The audit scrutiny also revealed illegal diversion of as much as 1,507.31 hectares of forest land for non-forest purposes in 41 cases by 11 user agencies without obtaining prior approval from the Government of India. Further in two cases, illegal diversion of 8.606 hectares of forestland was noticed in excess of the extent of the forestland diversion approved by the government. None of these 43 cases invited penal action.
Further, as per provisions of the Act, 4,859 hectares of Non-Forest Land (NFL) identified for compensatory afforestation on 49 projects were to be transferred to the ownership of the state Forest Department and declared as Reserved/Protected Forests. But scrutiny of records in 13 forest divisions revealed that merely 1,865 hectares of NFL (just 38.38 per cent) was transferred to the state Forest Department and mere 1141 hectares of NFL (just 23.48 per cent) was declared as reserved/protected forest.
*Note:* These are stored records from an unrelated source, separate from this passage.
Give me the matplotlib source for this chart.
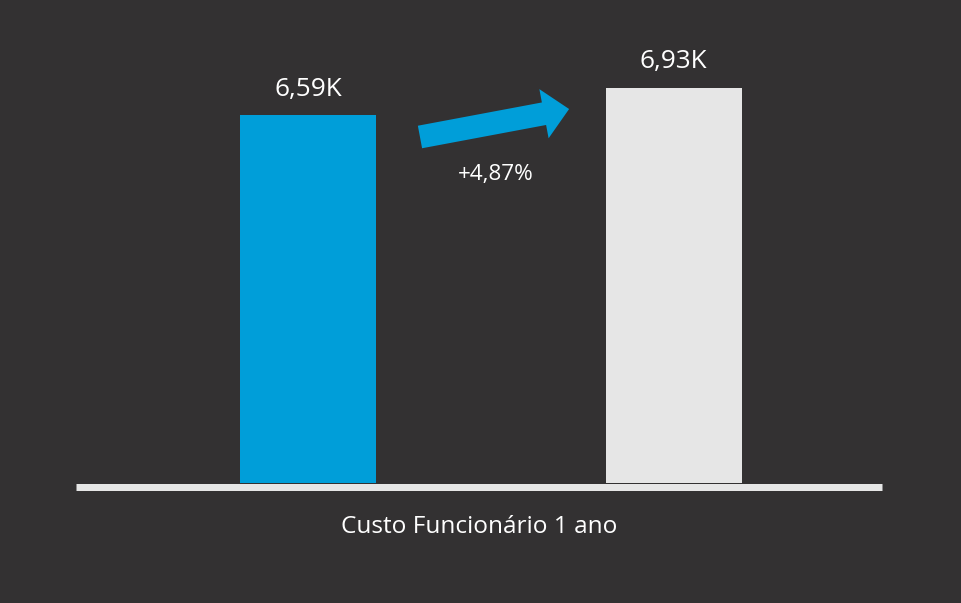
import matplotlib
matplotlib.use("Agg")
import matplotlib.pyplot as plt
from matplotlib.patches import FancyArrowPatch

# ---- data ----
series = ["Ano anterior", "Ano atual"]
values = [6.59, 6.93]            # in thousands
value_labels = ["6,59K", "6,93K"]
category = "Custo Funcionário 1 ano"
change_label = "+4,87%"
y_min = 2.0

# ---- style ----
BG = "#333132"
BLUE = "#009ED9"
GRAY = "#E6E6E6"
WHITE = "#FFFFFF"
plt.rcParams["font.family"] = ["Open Sans", "DejaVu Sans"]

W, H, DPI = 961, 603, 100
fig = plt.figure(figsize=(W / DPI, H / DPI), dpi=DPI, facecolor=BG)

ax_left, ax_right = 76, 882
ax_bottom, ax_top = 483, 40
ax = fig.add_axes([ax_left / W, (H - ax_bottom) / H,
                   (ax_right - ax_left) / W, (ax_bottom - ax_top) / H])
ax.set_facecolor(BG)

px_per_unit_y = 80.17
ax.set_ylim(y_min, y_min + (ax_bottom - ax_top) / px_per_unit_y)
ax.set_xlim(-0.635, 1.570)

x = list(range(len(values)))
bars = ax.bar(x, values, width=0.372, color=[BLUE, GRAY], zorder=2)

for xi, v, lab in zip(x, values, value_labels):
    ax.annotate(lab, (xi, v), xytext=(0, 14), textcoords="offset points",
                ha="center", va="baseline", color=WHITE, fontsize=18.8)

# arrow between bars
arrow = FancyArrowPatch((0.306, 6.316), (0.714, 6.665),
                        arrowstyle="simple,head_length=18.4,head_width=36,tail_width=16.5",
                        mutation_scale=1, shrinkA=0, shrinkB=0,
                        color=BLUE, lw=0, zorder=3)
ax.add_patch(arrow)
ax.text(0.512, 5.78, change_label, ha="center", va="baseline",
        color=WHITE, fontsize=16.2)

# baseline
for s in ["top", "right", "left"]:
    ax.spines[s].set_visible(False)
ax.spines["bottom"].set_color(GRAY)
ax.spines["bottom"].set_linewidth(7 * 0.72)
ax.spines["bottom"].set_position(("outward", 3.5 * 0.72))
ax.spines["bottom"].set_capstyle("butt")
ax.set_xticks([])
ax.set_yticks([])

ax.text(0.5, -50 / (ax_bottom - ax_top), category, transform=ax.transAxes,
        ha="center", va="baseline", color=WHITE, fontsize=17.6)

fig.savefig("out.png", dpi=DPI, facecolor=BG)
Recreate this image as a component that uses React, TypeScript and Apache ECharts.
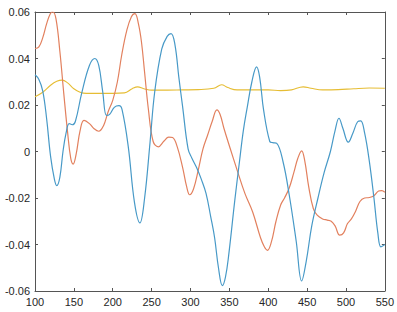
import React, { useEffect, useRef } from "react";
import * as echarts from "echarts";

const xTicks = [100, 150, 200, 250, 300, 350, 400, 450, 500, 550];
const yTicks = [-0.06, -0.04, -0.02, 0, 0.02, 0.04, 0.06];

const blueSeries: [number, number][] = [
  [100, 0.033], [105, 0.031], [110, 0.026], [115, 0.014], [120, -0.002], [125, -0.012],
  [128, -0.0147], [132, -0.011], [136, 0.0], [140, 0.008], [144, 0.012], [148, 0.0115],
  [152, 0.013], [160, 0.025], [170, 0.037], [177, 0.04], [182, 0.037], [187, 0.026],
  [192, 0.0155], [196, 0.016], [202, 0.019], [208, 0.0197], [212, 0.018], [220, 0.002],
  [228, -0.022], [235, -0.0307], [241, -0.02], [248, 0.004], [254, 0.0257], [263, 0.044],
  [270, 0.0495], [275, 0.0507], [280, 0.046], [285, 0.032], [290, 0.019], [297, 0.001],
  [302, -0.003], [308, -0.007], [314, -0.012], [320, -0.018], [326, -0.028], [331, -0.037],
  [336, -0.05], [341, -0.0577], [345, -0.054], [349, -0.045], [357, -0.021], [363, -0.0044],
  [368, 0.009], [373, 0.019], [379, 0.03], [385, 0.0364], [389, 0.032], [394, 0.018],
  [402, 0.0043], [406, 0.0038], [411, 0.0035], [419, -0.0043], [427, -0.0186], [436, -0.0386],
  [443, -0.0557], [449, -0.047], [456, -0.032], [464, -0.02], [472, -0.009], [480, 0.0],
  [486, 0.009], [491, 0.0143], [496, 0.01], [503, 0.004], [509, 0.008], [515, 0.0128],
  [519, 0.0132], [524, 0.008], [530, -0.004], [536, -0.02], [541, -0.035], [545, -0.041],
  [550, -0.04],
];

const orangeSeries: [number, number][] = [
  [100, 0.0443], [105, 0.045], [110, 0.049], [115, 0.055], [120, 0.0595], [123, 0.06],
  [127, 0.057], [132, 0.043], [137, 0.025], [142, 0.008], [146, -0.003], [149, -0.0054],
  [153, -0.001], [158, 0.009], [163, 0.0134], [170, 0.012], [176, 0.0098], [182, 0.0087],
  [188, 0.011], [194, 0.017], [200, 0.022], [206, 0.03], [211.5, 0.0414], [218, 0.052],
  [224, 0.058], [228.6, 0.0593], [233, 0.055], [237, 0.047], [241, 0.034], [245.7, 0.0186],
  [252, 0.0043], [258.5, 0.002], [266, 0.0045], [272, 0.0062], [277, 0.006], [283, 0.002],
  [290, -0.007], [295, -0.015], [299, -0.0186], [304, -0.016], [310, -0.008], [316, 0.001],
  [322, 0.007], [328, 0.013], [334, 0.0179], [338, 0.016], [343, 0.01], [351, 0.0014],
  [360, -0.008], [370, -0.018], [380, -0.026], [390, -0.037], [395, -0.041], [399, -0.0425],
  [404, -0.039], [410, -0.03], [416, -0.023], [421, -0.02], [427, -0.0157], [433, -0.009],
  [438, -0.003], [443, 0.0003], [447, -0.004], [452, -0.015], [458, -0.0245], [463, -0.0274],
  [470, -0.029], [476, -0.0295], [481, -0.03], [486, -0.032], [492, -0.036], [497, -0.035],
  [502, -0.031], [507, -0.029], [512, -0.026], [518, -0.0215], [524, -0.02], [530, -0.0198],
  [536, -0.019], [542, -0.017], [546, -0.0168], [550, -0.0175],
];

const yellowSeries: [number, number][] = [
  [100, 0.0236], [110, 0.0255], [120, 0.0285], [128, 0.0302], [135, 0.0307], [142, 0.0295],
  [150, 0.027], [158, 0.0255], [166, 0.025], [180, 0.025], [200, 0.025], [215, 0.0252],
  [225, 0.027], [232, 0.0278], [240, 0.027], [250, 0.0264], [270, 0.0264], [290, 0.0265],
  [310, 0.0266], [330, 0.0272], [340, 0.0287], [348, 0.0275], [360, 0.0265], [380, 0.0265],
  [400, 0.0265], [416, 0.0262], [430, 0.0265], [445, 0.0278], [455, 0.0272], [470, 0.0265],
  [490, 0.0266], [510, 0.027], [530, 0.0273], [550, 0.0272],
];

const AXIS_COLOR = "#555555";
const LABEL_COLOR = "#262626";

function fmtY(v: number): string {
  const r = Math.round(v * 100) / 100;
  if (Math.abs(r) < 1e-9) return "0";
  return r.toFixed(2);
}

export default function App() {
  const ref = useRef<HTMLDivElement>(null);
  useEffect(() => {
    document.body.style.margin = "0";
    if (!ref.current) return;
    const chart = echarts.init(ref.current, undefined, { renderer: "svg" });
    const axisCommon = {
      axisLine: { show: true, onZero: false, lineStyle: { color: AXIS_COLOR, width: 1 } },
      axisTick: { show: true, inside: true, length: 3, lineStyle: { color: AXIS_COLOR } },
      splitLine: { show: false },
    };
    const labelStyle = {
      color: LABEL_COLOR,
      fontFamily: "Liberation Sans, Arial, sans-serif",
      fontSize: 11,
      margin: 5,
    };
    chart.setOption({
      animation: false,
      backgroundColor: "#ffffff",
      grid: { left: 35, right: 8, top: 12, bottom: 21, containLabel: false },
      xAxis: [
        {
          type: "value",
          position: "bottom",
          min: xTicks[0],
          max: xTicks[xTicks.length - 1],
          interval: 50,
          ...axisCommon,
          axisLabel: { ...labelStyle, formatter: (v: number) => String(Math.round(v)) },
        },
        {
          type: "value",
          position: "top",
          min: xTicks[0],
          max: xTicks[xTicks.length - 1],
          interval: 50,
          ...axisCommon,
          axisLabel: { show: false },
        },
      ],
      yAxis: [
        {
          type: "value",
          position: "left",
          min: yTicks[0],
          max: yTicks[yTicks.length - 1],
          interval: 0.02,
          ...axisCommon,
          axisLabel: { ...labelStyle, formatter: fmtY },
        },
        {
          type: "value",
          position: "right",
          min: yTicks[0],
          max: yTicks[yTicks.length - 1],
          interval: 0.02,
          ...axisCommon,
          axisLabel: { show: false },
        },
      ],
      series: [
        {
          type: "line",
          data: blueSeries,
          showSymbol: false,
          smooth: 0.4,
          lineStyle: { color: "#4799c7", width: 1.2 },
          z: 3,
        },
        {
          type: "line",
          data: orangeSeries,
          showSymbol: false,
          smooth: 0.4,
          lineStyle: { color: "#e2805e", width: 1.2 },
          z: 2,
        },
        {
          type: "line",
          data: yellowSeries,
          showSymbol: false,
          smooth: 0.4,
          lineStyle: { color: "#e6bd34", width: 1.1 },
          z: 1,
        },
      ],
    });
    return () => chart.dispose();
  }, []);
  return <div ref={ref} style={{ width: 397, height: 312 }} />;
}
Again, 2994 hectares of NFL have not been transferred to the state Forest Department by user agencies belong to 8 projects where forest land diversion was permitted during the period 1982 to 1996. What does the regional office of the CCF, MoEF say about this non compliance? Have they carried out inspection reports on these plantations and what survival rates have been noticed?
The CAGs report merely records that: The DFOs stated efforts were being made to obtain and notify Non-Forest Land. Such an evasive reply is then refuted by CAG by terming the reply as not tenable in view of the guidelines issued by MoEF and terming the delay of 11 to 24 years in transfer of land and 1 to 17 years in getting the transferred land notified as reserve/protected forest as not justified.
While the CAG's report has brought forth a severe indictment, the convoluted tale of non-existent compensatory afforestation must be probed further. A large part of forestland diverted for non-forest purposes in Madhya Pradesh is connected with large dams such as Sardar Sarovar and Narmada Sagar. This CAG audit has not scrutinised those compensatory afforestation records. Citizens and legislators need to be informed about the details of all other non-compliances and violations alluded to but not detailed.